Mehr als 20 Wahlbeobachter aus Südasien aber auch aus Commonwealth-Ländern sind bereits in Jaffna. Ich will ein für alle Mal sagen: Die Armee nimmt nicht an den Wahlen teil, sie sorgt nur für Sicherheit. Wie könnte ich mein Versprechen von den Wahlen am 21. September einhalten, wenn Sicherheit nicht gewährleistet ist?

Zahlreiche Familienangehörige von Ihnen sind in hohen Regierungsstellen. Das weckt Zweifel am demokratischen Charakter der Regierung.

Es ist nicht das erste Mal, dass Rajapaksas im staatlichen Dienst sind. Wir sind bereits seit den 1940er Jahren in der Politik und im Parlament vertreten.
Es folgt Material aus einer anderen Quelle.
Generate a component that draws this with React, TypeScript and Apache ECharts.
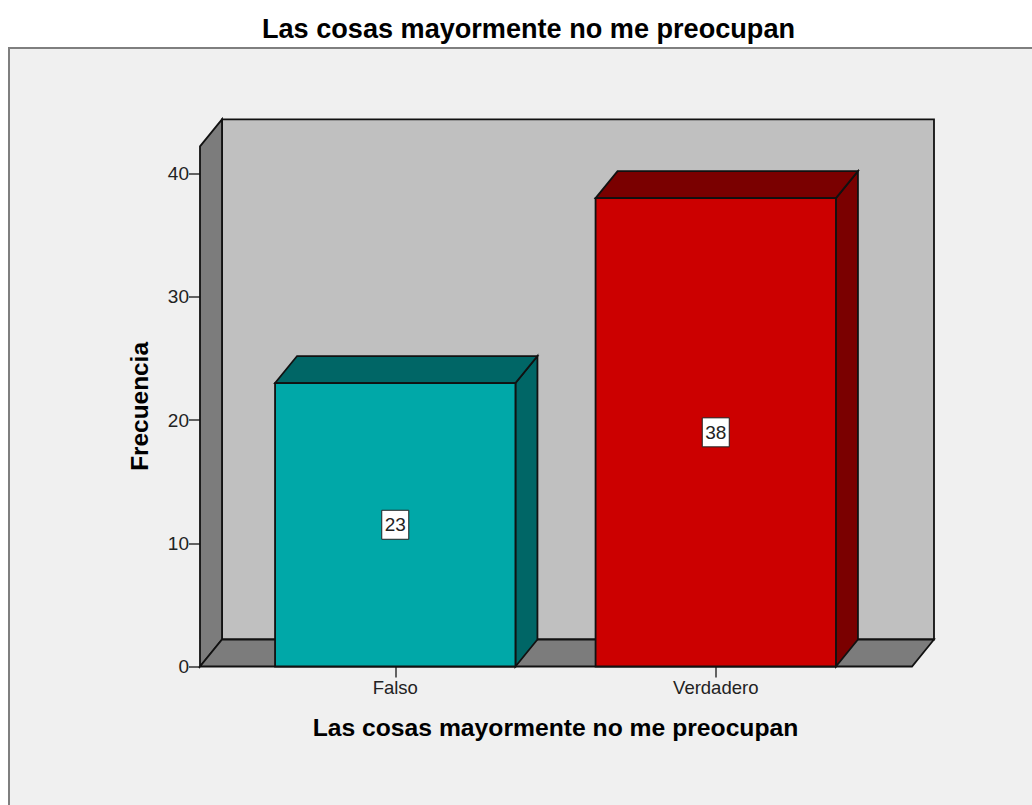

Die Familienmitglieder in Machtpositionen heute wurden alle dorthin gewählt. Ferner: Welches Land in dieser Region hat keine politischen Familien? Auch in Indien gibt es solche.

Sie selbst sprechen fließend Tamil. Wie kommt das?

Ich habe relativ spät damit angefangen, aber unter einem ausgezeichneten Lehrer. Es hilft enorm, auf unsere tamilischen Mitbürger richtig einzugehen. Viele Abgeordnete aus dem Süden halten jetzt ihre Reden im Norden in Tamil und es freut mich, dass ich den Trend ausgelöst habe.